After her high school graduation, Johna Wright traveled independently for the first time to accept a scholarship at a National Federation of the Blind conference in Orlando, Florida. That experience showed her how many navigational challenges exist for people like herself who are blind or have low vision, and it launched her passion for disability advocacy work.
The 2020 Mercer University psychology graduate, now coordinator of fellowships and scholarships, is working to bring more awareness to disability rights. She hopes to help Mercer become a trailblazer among colleges through a unique program.
After starting college at Mercer, Wright went to Washington, D.C., multiple times to lobby for the Accessible Instructional Materials in Higher Education Act, which passed in 2018 and focuses on providing instructional materials in a timely manner to college students with visual impairments.
“I started getting to network with other blind leaders and learn about the different possibilities out there for me,” she said. “It was such a new world that had opened up. I started to realize how, even on a campus like Mercer, which is a lot more accessible than some, there are still a lot of accessibility issues. If no one else is going to do this, then it becomes my responsibility.”
Wright expanded upon her advocacy work and learned about disability laws and policies in other countries as she studied abroad. She participated in a Mercer On Mission trip to South Africa and spent a summer in Sweden for an exchange program through the Gilman Scholarship and a semester at the University of Essex in England as a Global Leader Scholar. Following graduation, she earned a master’s degree in comparative social policy and welfare at Tampere University in Finland through a Fulbright Award.
She also gained valuable experience while working with the Human Rights Action Unit of the European Parliament in Brussels, Belgium, and Strasbourg, France.
“This allowed me to scale my own advocacy work while also being exposed to policy and advocacy efforts internationally.
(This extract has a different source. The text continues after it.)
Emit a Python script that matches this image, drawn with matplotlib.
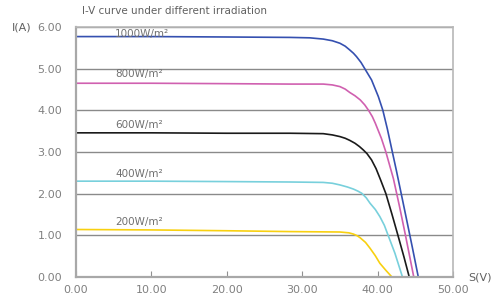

I felt empowered to speak up and demand access for myself and others,” she said.
Wright is involved with the National Federation of the Blind and National Association of Blind Students, for which she serves as vice president of the student division, president of the community service division, legislative advocacy committee chair, and media liaison.
She also mentors high school and college students and works with a couple of organizations abroad, including Finnish organization Abilis.
Wright is working to revive and expand a peer-mentoring program that she founded as a Mercer student. With support from Mercer’s Visionary Student Panel mini-grant program in 2017, she launched ABLE Mercer, which pairs upperclassmen with disabilities and freshmen with disabilities.
The program saw success and growth in its pilot years but went idle after Wright graduated. Now, Wright and students in her INT 201: Building Community course are laying the groundwork for a “bigger and better ABLE Mercer,” she said. In addition to relaunching the peer mentoring, another goal is to create a training curriculum to help faculty and staff better accommodate students with disabilities in their classes.
This is the second semester that Wright has taught her INT 201 course, which she built from scratch and themed around “demystifying disability.” But it’s the first time it has contained a service-learning component.
The disabled community is not often talked about, and most people don’t know about the disability rights movement, Wright said. Students in her course read firsthand accounts of life with different disabilities and discuss portrayals of disability in Hollywood and the media, as well as misconceptions. They also see how they can be advocates.
“I really want to shed a light on the disabled community through this course,” Wright said. “I teach them about their role in creating an accessible Mercer and creating an accessible world. Once I teach them this and equip them with this knowledge, you can see the figurative light bulbs going off in their heads.”
Earlier this semester, Wright’s students conducted guided interviews with students, faculty and staff to gauge perceptions of disability on campus and areas in need of improvement. Now they are analyzing that qualitative data. Later this spring, the class will host a campus town hall meeting, so Mercerians can brainstorm ideas for making the University more accessible. The work will continue in Wright’s INT 201 course in the fall.
Once it’s re-established, Wright hopes ABLE Mercer can be a model that is piloted at other universities and maybe even in other countries.
“I aim to create a situation in which Mercer can become a trailblazer among universities for disability rights and accessibility,” she said. “I’m excited to be able to give back to the Mercer community that helped me become who I am today. I believe that this should be everywhere. Every disabled student deserves equal access. They deserve the right to start off on an equal playing field with their able-bodied peers.”
Wright would also like to see colleges make social justice and disability rights a required piece of their curricula.
“Being the only one in my classes and schools who was blind, it caused a rift that maybe wouldn’t have been there if education had been a part. (We need to) start early and continue those conversations,” she said.
In summer 2025, she will lead a Mercer On Mission trip to Nepal that will focus on teaching independent living skills to people who are blind, in addition to providing English language lessons. She hopes students from a variety of majors will participate.
Another one of Wright’s long-term goals is to earn a Ph.D. in higher education leadership at Mercer and write her dissertation on her advocacy work.